Tracey Clark: Both, and then some! I work with consumers and magazine editors and then, sometimes, clients for my work appear seemingly out of the blue. There’s really no telling and that is what I love about my business today. Years ago after experiencing major burnout, I let go of what I thought my photography business was “supposed to” look like and let my true creative passions pave the way. It’s taken some time to build since I used a very basic and grassroots approach to growing my body of work, but it really has paid off. And the best part is that I really love what I am doing with my photography now. With each new client I work with I understand how vast the market is for photographers. The sky is the limit.

Photos © Tracey Clark

SB: When you are looking at your overall marketing efforts, what are your plans for the new year—using the traditional marketing tools (direct mail, ads) or new online marketing tools (websites, e-mail blasts, blogs, Facebook) or both?

Lon Atkinson: Our marketing efforts are based on our website. Driving people to that website is our primary goal with any marketing that we do. We do e-mail blasts four times a year. We position ourselves to rate high on Google searches and use several domain names to drive people to our primary website.

Meg Baisden: We no longer buy any print advertising; all of our advertising efforts have shifted to a web-based platform. We advertise through Google AdWords, Facebook, and we pay for a variety of listings in directories, and on blogs.

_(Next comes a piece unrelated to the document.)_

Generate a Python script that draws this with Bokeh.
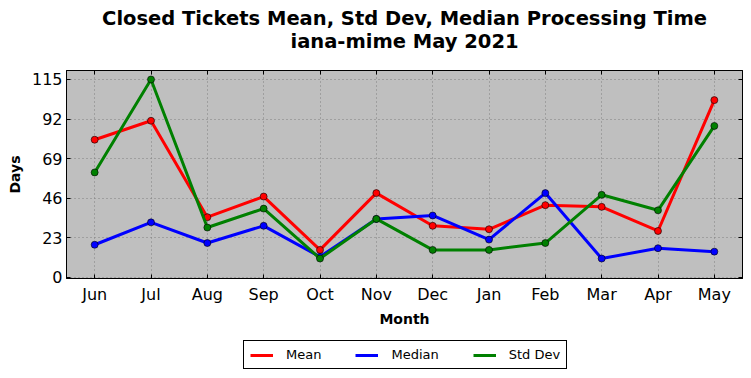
from bokeh.plotting import figure
from bokeh.layouts import column
from bokeh.models import (Range1d, FactorRange, FixedTicker, LinearAxis, CategoricalAxis,
                          Legend, LegendItem, Title)
from bokeh.embed import file_html
from bokeh.resources import INLINE

months = ["Jun", "Jul", "Aug", "Sep", "Oct", "Nov", "Dec", "Jan", "Feb", "Mar", "Apr", "May"]
mean_vals = [80, 91, 35, 47, 16, 49, 30, 28, 42, 41, 27, 103]
median_vals = [19, 32, 20, 30, 12, 34, 36, 22, 49, 11, 17, 15]
std_vals = [61, 115, 29, 40, 11, 34, 16, 16, 20, 48, 39, 88]
y_ticks = [0, 23, 46, 69, 92, 115]
series = [("Mean", mean_vals, "red"), ("Median", median_vals, "blue"),
          ("Std Dev", std_vals, "green")]

FONT = "DejaVu Sans"

p = figure(width=748, height=329, output_backend="svg", toolbar_location=None,
           x_range=FactorRange(*months), y_range=Range1d(-0.6, 120.2),
           min_border_left=66, min_border_right=6, min_border_top=70, min_border_bottom=46,
           border_fill_color="white")
p.title = None
p.background_fill_color = "#bfbfbf"
p.outline_line_color = "black"
p.outline_line_width = 1

def style_axis(ax, labels=True):
    ax.major_tick_in = 4
    ax.major_tick_out = 0
    ax.minor_tick_line_color = None
    ax.axis_line_color = "black"
    ax.major_tick_line_color = "black"
    ax.major_label_text_font = FONT
    ax.major_label_text_color = "black"
    ax.major_label_text_font_size = "16px" if labels else "0px"
    ax.axis_label_text_font = FONT
    ax.axis_label_text_font_style = "bold"
    ax.axis_label_text_font_size = "14px"
    ax.axis_label_text_color = "black"

style_axis(p.xaxis[0])
style_axis(p.yaxis[0])
p.xaxis[0].axis_label = "Month"
p.yaxis[0].axis_label = "Days"
p.yaxis[0].ticker = FixedTicker(ticks=y_ticks)
p.xaxis[0].major_label_standoff = 6
p.xaxis[0].axis_label_standoff = 4
p.yaxis[0].major_label_standoff = 4
p.yaxis[0].axis_label_standoff = 6

rax = LinearAxis(ticker=FixedTicker(ticks=y_ticks), major_label_standoff=0)
style_axis(rax, labels=False)
p.add_layout(rax, "right")

# top axis carries the subtitle as its label
tax = CategoricalAxis(major_label_standoff=0)
style_axis(tax, labels=False)
tax.axis_label = "iana-mime May 2021"
tax.axis_label_text_font_size = "19.5px"
tax.axis_label_standoff = 18
p.add_layout(tax, "above")

p.add_layout(Title(text="Closed Tickets Mean, Std Dev, Median Processing Time", align="center",
                   text_font=FONT, text_font_size="19.5px", text_font_style="bold",
                   text_color="black", standoff=-6), "above")

p.ygrid.ticker = FixedTicker(ticks=y_ticks)
for g in (p.xgrid[0], p.ygrid[0]):
    g.grid_line_color = "#7f7f7f"
    g.grid_line_dash = "1 3"
    g.grid_line_width = 1

for name, vals, col in series:
    p.line(months, vals, line_color=col, line_width=3)
    p.scatter(months, vals, size=7, fill_color=col, line_color="black", line_width=0.6)

# legend strip below the chart (its lines lie outside its range, only the key shows)
p2 = figure(width=748, height=41, output_backend="svg", toolbar_location=None,
            x_range=FactorRange(*months), y_range=Range1d(-2, -1),
            x_axis_type=None, y_axis_type=None,
            min_border_left=66, min_border_right=6, min_border_top=0, min_border_bottom=0)
p2.title = None
p2.outline_line_color = None
p2.background_fill_color = "white"
items = []
for name, vals, col in series:
    r = p2.line(months, vals, line_color=col, line_width=3)
    items.append(LegendItem(label=name, renderers=[r]))

legend = Legend(items=items, orientation="horizontal", location=(177, 1),
                label_text_font=FONT, label_text_font_size="13px", label_text_color="black",
                border_line_color="black", border_line_width=1, border_line_alpha=1,
                background_fill_color="white", background_fill_alpha=1,
                glyph_width=23, glyph_height=14, label_standoff=13, spacing=34,
                padding=6, margin=0, label_height=14)
p2.add_layout(legend, "center")

layout = column(p, p2, spacing=0)
open("out.html", "w").write(file_html(layout, INLINE))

We do still use an e-mail newsletter for internal communications between our studio and past clients.

Tracey Clark: I credit the last five plus years of my career successes to the Internet. If it weren’t for starting my blog, getting really involved in social media, then founding www.shuttersisters.com, I have no idea what my career wouldlook like right now. Through it all, I have found that engaging with like-minded and like-hearted communities has really helped to cultivate and sustain my photography career. The relationships I have established online through blogging only make my creative work that much more meaningful and enjoyable.

Marc Grauer: We do not advertise in the traditional sense; however, we do use e-mail blasts about once a year to refresh our contact base. We are using Facebook to showcase some of our work directly to business friends and use this conservatively to update our current programs we believe will be of interest. Most of our marketing is focused on sponsorships or partnerships of events that include qualified meeting and event planners and buyers. Spending three to four days on-site with clients is more valuable to us and provides quality networking and the ability to showcase our services.

Also, as a program enhancement, we have developed a private website set up for planners to assist with their internal proposals, providing examples of photos and descriptions. What we are doing goes beyond just taking photos of guests at events. The web hosting allows guests to interact, share, and be social with the images we take. Guests can enjoy the photos well beyond the event and the client can use the site and images to further promote new events and future programs. We have had over 2 million hits to our galleries, all at no cost to guests and no cost to clients.

Photos © Specialty Imaging International

SB: How many different online marketing or portfolio formats are you using right now?

Lon Atkinson: Our main portfolio is our website. We often will put up special pages for a specific client who we are marketing to or are in negotiations with. We also have our mini portfolios. One is literally a miniature portfolio. It is made up of a small case with a dozen business card-size photos. Everyone who works here has them with them to hand out to any potential client. We also have a slide show on Zip drives that we will leave with perspective clients we have called on.

Meg Baisden: We use a website, a blog, and a digital information packet as our primary marketing tools. Occasionally, we are asked to meet in person, in which case we use a printed album sample.

Marc Grauer: We believe our photo web hosting site, www.siiphotos.com, provides a true look at what we provide in a “real time” environment and we have examples of events and programs that are relevant. We can direct clients to galleries and events that will give them an accurate look at our products and services. We have also used the print books as marketing tools.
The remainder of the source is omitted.